El nuevo presidente es de esa clase de políticos arbitristas que se enfrentan a su responsabilidad desde una cachazuda arrogancia de barra de bar, como esa clase de autosuficientes parroquianos convencidos de que cualquier problema se arregla «en tres días» y «con dos cojones». Ese ha sido su éxito -¿se acuerdan de Gil y Gil o de Berlusconi?- en una sociedad hastiada de pensamiento débil, y resulta difícil que el poder vaya a modificar, y no a acentuar, su expeditiva confianza de líder echao palante.

Trump es un antisistema con corbata y buen traje.

Desde ese espíritu cimarrón ha afrontado sus nombramientos gubernamentales, algunos francamente provocadores, y ha confirmado sus más inquietantes promesas electorales. No parece preocupado por los mecanismos de contrapoder, el célebre sistema americano de checks and balance, ni ha mostrado propósito alguno de moderarse. Es probable que si lo hiciera comenzase decepcionando a sus votantes, gente cabreada con la política convencional que quiere ver en la Casa Blanca a un tipo capaz de desafiarla sin rajarse. El crucial test de los primeros días promete al respecto sacudidas inquietantes.

Toda la presidencia de Trump va a ser en realidad, bajo el método de prueba-error, un experimento de gran alcance. Más vale que salga medio bien porque sus decisiones tendrán para todo el planeta consecuencias trascendentales; sin embargo, sus eventuales éxitos conllevarán el riesgo de consolidar en el mundo entero una tendencia política objetivamente reprobable. El problema original no reside tanto en lo que vaya a hacer como en lo que ya ha hecho, que es ganar aprovechando todos los defectos de un sistema deprimido hasta colapsarse. Ahora ya no se sabe si es peor alternativa que saque adelante sus ocurrencias o que fracase. Cuando la política cae en el vértigo del disparate, cualquiera de las opciones puede resultar igual de grave.
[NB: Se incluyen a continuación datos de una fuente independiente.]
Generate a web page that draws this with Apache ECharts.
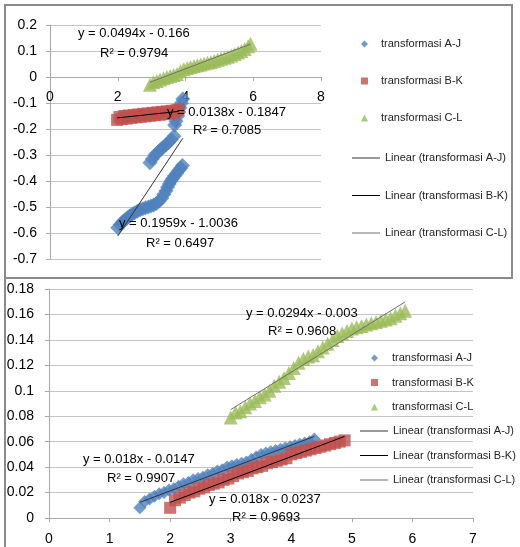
<!DOCTYPE html>
<html>
<head>
<meta charset="utf-8">
<script src="https://cdn.jsdelivr.net/npm/echarts@6/dist/echarts.min.js"></script>
<style>
  html, body { margin: 0; padding: 0; background: #fff; }
  #chart { width: 520px; height: 547px; }
</style>
</head>
<body>
<div id="chart"></div>
<script>
// ---- data: upper chart ----
var ajTopX = [2.00,2.07,2.14,2.21,2.28,2.35,2.42,2.50,2.58,2.66,2.74,2.82,2.90,2.98,3.06,3.14,3.22,3.30,3.36,3.42,3.47,3.52,3.57,3.62,3.68,3.74,3.80,3.86,3.91,
              2.95,3.02,3.10,3.18,3.26,3.34,3.42,3.50,3.58,3.66,
              3.68,3.72,3.76,3.80,3.84,3.88,3.92];
var ajTopY = [-0.580,-0.568,-0.558,-0.550,-0.542,-0.535,-0.528,-0.522,-0.516,-0.511,-0.507,-0.503,-0.500,-0.496,-0.492,-0.487,-0.478,-0.466,-0.452,-0.438,-0.424,-0.412,-0.400,-0.390,-0.380,-0.370,-0.360,-0.350,-0.340,
              -0.330,-0.315,-0.300,-0.290,-0.280,-0.270,-0.262,-0.252,-0.240,-0.228,
              -0.185,-0.170,-0.152,-0.135,-0.118,-0.100,-0.085];
var bkTopX = [1.98,2.05,2.12,2.19,2.26,2.33,2.40,2.47,2.54,2.61,2.68,2.75,2.82,2.89,2.96,3.03,3.10,3.17,3.24,3.31,3.38,3.45,3.52,3.59,3.66,3.73,3.80];
var bkTopY = [-0.165,-0.154,-0.162,-0.150,-0.160,-0.148,-0.157,-0.146,-0.155,-0.144,-0.153,-0.142,-0.151,-0.140,-0.149,-0.138,-0.147,-0.136,-0.145,-0.134,-0.143,-0.132,-0.141,-0.130,-0.139,-0.128,-0.126];
var clTopX = [2.95,3.05,3.15,3.25,3.35,3.45,3.55,3.65,3.75,3.85,3.95,4.05,4.15,4.25,4.35,4.45,4.55,4.65,4.75,4.85,4.95,5.05,5.15,5.25,5.35,5.45,5.55,5.65,5.75,5.85,5.92];
var clTopY = [-0.030,-0.020,-0.015,-0.010,-0.005,0.000,0.004,0.008,0.012,0.022,0.030,0.035,0.038,0.042,0.045,0.048,0.052,0.055,0.058,0.062,0.066,0.070,0.074,0.078,0.083,0.088,0.094,0.100,0.108,0.118,0.128];
var slopeTop = [0.1959, 0.0138, 0.0494];
var icptTop = [-1.0036, -0.1847, -0.166];

// ---- data: lower chart ----
var ajBotX = [1.50,1.58,1.66,1.74,1.82,1.90,1.98,2.06,2.14,2.22,2.30,2.38,2.46,2.54,2.62,2.70,2.78,2.86,2.94,3.02,3.10,3.18,3.26,3.34,3.42,3.50,3.58,3.66,3.74,3.82,3.90,3.98,4.06,4.14,4.22,4.30,4.38];
var ajBotY = [0.008,0.013,0.015,0.017,0.019,0.020,0.022,0.023,0.025,0.027,0.028,0.030,0.031,0.032,0.034,0.035,0.037,0.038,0.040,0.041,0.042,0.043,0.044,0.046,0.048,0.050,0.051,0.052,0.053,0.054,0.055,0.056,0.057,0.058,0.059,0.060,0.062];
var bkBotX = [2.00,2.08,2.16,2.24,2.32,2.40,2.48,2.56,2.64,2.72,2.80,2.88,2.96,3.04,3.12,3.20,3.28,3.36,3.44,3.52,3.60,3.68,3.76,3.84,3.92,4.00,4.08,4.16,4.24,4.32,4.40,4.48,4.56,4.64,4.72,4.80,4.88];
var bkBotY = [0.008,0.014,0.016,0.018,0.020,0.021,0.023,0.024,0.026,0.027,0.028,0.030,0.031,0.033,0.035,0.036,0.037,0.039,0.040,0.041,0.043,0.044,0.045,0.046,0.047,0.050,0.051,0.052,0.053,0.054,0.055,0.056,0.057,0.058,0.059,0.060,0.061];
var clBotX = [3.00,3.08,3.16,3.24,3.32,3.40,3.48,3.56,3.64,3.72,3.80,3.88,3.96,4.04,4.12,4.20,4.28,4.36,4.44,4.52,4.60,4.68,4.76,4.84,4.92,5.00,5.08,5.16,5.24,5.32,5.40,5.48,5.56,5.64,5.72,5.80,5.88];
var clBotY = [0.079,0.083,0.084,0.087,0.090,0.092,0.095,0.097,0.100,0.104,0.107,0.110,0.114,0.118,0.122,0.125,0.127,0.128,0.131,0.134,0.137,0.140,0.143,0.145,0.147,0.149,0.150,0.151,0.152,0.153,0.154,0.155,0.156,0.157,0.159,0.161,0.163];
var slopeBot = [0.018, 0.018, 0.0294];
var icptBot = [-0.0147, -0.0237, -0.003];

var names = ['transformasi A-J', 'transformasi B-K', 'transformasi C-L'];
var trendNames = ['Linear (transformasi A-J)', 'Linear (transformasi B-K)', 'Linear (transformasi C-L)'];
var colors = ['#4F81BD', '#C0504D', '#9BBB59'];
var trendColors = ['#333333', '#000000', '#6e6e6e'];
var symbols = ['diamond', 'rect', 'triangle'];

var eqTop = ['y = 0.1959x - 1.0036', 'y = 0.0138x - 0.1847', 'y = 0.0494x - 0.166'];
var r2Top = ['R² = 0.6497', 'R² = 0.7085', 'R² = 0.9794'];
var eqBot = ['y = 0.018x - 0.0147', 'y = 0.018x - 0.0237', 'y = 0.0294x - 0.003'];
var r2Bot = ['R² = 0.9907', 'R² = 0.9693', 'R² = 0.9608'];

function zip(xs, ys) {
  return xs.map(function (x, i) { return [x, ys[i]]; });
}
function trend(xs, m, b) {
  var lo = Math.min.apply(null, xs), hi = Math.max.apply(null, xs);
  return [[lo, m * lo + b], [hi, m * hi + b]];
}

var font = 'Liberation Sans';
var gridColor = '#c4c4c4';
var axisColor = '#a8a8a8';

var topSets = [[ajTopX, ajTopY], [bkTopX, bkTopY], [clTopX, clTopY]];
var botSets = [[ajBotX, ajBotY], [bkBotX, bkBotY], [clBotX, clBotY]];
var topSizes = [15, 12, 14];
var botSizes = [13, 12, 14];

var series = [];
[0, 1].forEach(function (g) {
  var sets = g === 0 ? topSets : botSets;
  var slopes = g === 0 ? slopeTop : slopeBot;
  var icpts = g === 0 ? icptTop : icptBot;
  var sizes = g === 0 ? topSizes : botSizes;
  sets.forEach(function (s, i) {
    series.push({
      name: names[i], type: 'scatter', xAxisIndex: g, yAxisIndex: g,
      symbol: symbols[i], symbolSize: sizes[i],
      itemStyle: { color: colors[i] },
      data: zip(s[0], s[1]), z: 2
    });
  });
  sets.forEach(function (s, i) {
    series.push({
      name: trendNames[i], type: 'line', xAxisIndex: g, yAxisIndex: g,
      symbol: 'none', silent: true,
      itemStyle: { color: trendColors[i] },
      lineStyle: { color: trendColors[i], width: 1 },
      data: trend(s[0], slopes[i], icpts[i]), z: 5
    });
  });
});

function legendBox(left, top, gap, markers, pad) {
  return {
    orient: 'vertical', left: left, top: top, itemGap: gap,
    itemWidth: markers ? 7 : 28, itemHeight: markers ? 7 : 1,
    textStyle: { fontFamily: font, fontSize: 11, color: '#222', lineHeight: 14, padding: [0, 0, 0, pad] },
    selectedMode: false,
    data: markers
      ? names.map(function (n, i) { return { name: n, icon: symbols[i] }; })
      : trendNames.map(function (n) { return { name: n, icon: 'rect' }; })
  };
}

function label(text, x, y) {
  return {
    type: 'text', x: x, y: y, z: 100,
    style: { text: text, fill: '#000', font: '13px "' + font + '"', verticalAlign: 'middle' }
  };
}

var chart = echarts.init(document.getElementById('chart'));
var option = {
  backgroundColor: '#ffffff',
  animation: false,
  grid: [
    { left: 50, top: 25, width: 271, height: 234 },
    { left: 49, top: 289, width: 424, height: 229 }
  ],
  xAxis: [
    {
      // the horizontal axis crosses at y = 0
      gridIndex: 0, type: 'value', min: 0, max: 8, interval: 2, offset: -182,
      axisLine: { onZero: false, lineStyle: { color: axisColor } },
      axisTick: { show: true, length: 4, lineStyle: { color: axisColor } },
      axisLabel: { color: '#000', fontFamily: font, fontSize: 14, margin: 13 },
      splitLine: { show: false }
    },
    {
      gridIndex: 1, type: 'value', min: 0, max: 7, interval: 1,
      axisLine: { lineStyle: { color: axisColor } },
      axisTick: { show: true, length: 4, lineStyle: { color: axisColor } },
      axisLabel: { color: '#000', fontFamily: font, fontSize: 14, margin: 14 },
      splitLine: { show: false }
    }
  ],
  yAxis: [
    {
      gridIndex: 0, type: 'value', min: -0.7, max: 0.2, interval: 0.1,
      axisLine: { show: true, onZero: false, lineStyle: { color: axisColor } },
      axisTick: { show: true, length: 4, lineStyle: { color: axisColor } },
      axisLabel: { color: '#000', fontFamily: font, fontSize: 14, margin: 13 },
      splitLine: { lineStyle: { color: gridColor } }
    },
    {
      gridIndex: 1, type: 'value', min: 0, max: 0.18, interval: 0.02,
      axisLine: { show: true, lineStyle: { color: axisColor } },
      axisTick: { show: true, length: 4, lineStyle: { color: axisColor } },
      axisLabel: { color: '#000', fontFamily: font, fontSize: 14, margin: 15 },
      splitLine: { lineStyle: { color: gridColor } }
    }
  ],
  legend: [
    legendBox(356, 32, 23, true, 8),
    legendBox(347, 146, 23.5, false, 0),
    legendBox(366, 346, 10.5, true, 9),
    legendBox(355, 419, 10.5, false, 0)
  ],
  graphic: [
    { type: 'rect', shape: { x: 5, y: 5, width: 507, height: 273 }, style: { fill: 'none', stroke: '#8a8a8a', lineWidth: 2 }, z: 50 },
    { type: 'line', shape: { x1: 5, y1: 278, x2: 5, y2: 547 }, style: { stroke: '#8a8a8a', lineWidth: 2 }, z: 50 },
    label(eqTop[2], 78, 33), label(r2Top[2], 100, 53),
    label(eqTop[1], 167, 112), label(r2Top[1], 193, 130),
    label(eqTop[0], 119, 223), label(r2Top[0], 146, 243),
    label(eqBot[2], 246, 313), label(r2Bot[2], 268, 331),
    label(eqBot[0], 83, 459), label(r2Bot[0], 107, 478),
    label(eqBot[1], 209, 499), label(r2Bot[1], 232, 517)
  ],
  series: series
};
chart.setOption(option);
</script>
</body>
</html>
Queda una tercera posibilidad, pero entra en el terreno de lo quimérico, y es que Trump cambie. Que se adapte a la responsabilidad en un ataque de lucidez, o que lo embriden las instituciones, y sea un presidente conservador, bocazas y algo estrambótico pero aceptable. Por desgracia, hasta ahora ha dejado pocos indicios para el optimismo; su marca de fábrica es la del aventurero irredento, proclive a la improvisación, el golpe de efecto y el desparrame. Y sería la primera vez en la historia que el populismo trocase su impronta demagógica, oportunista y embaucadora en una fórmula respetuosa y razonable.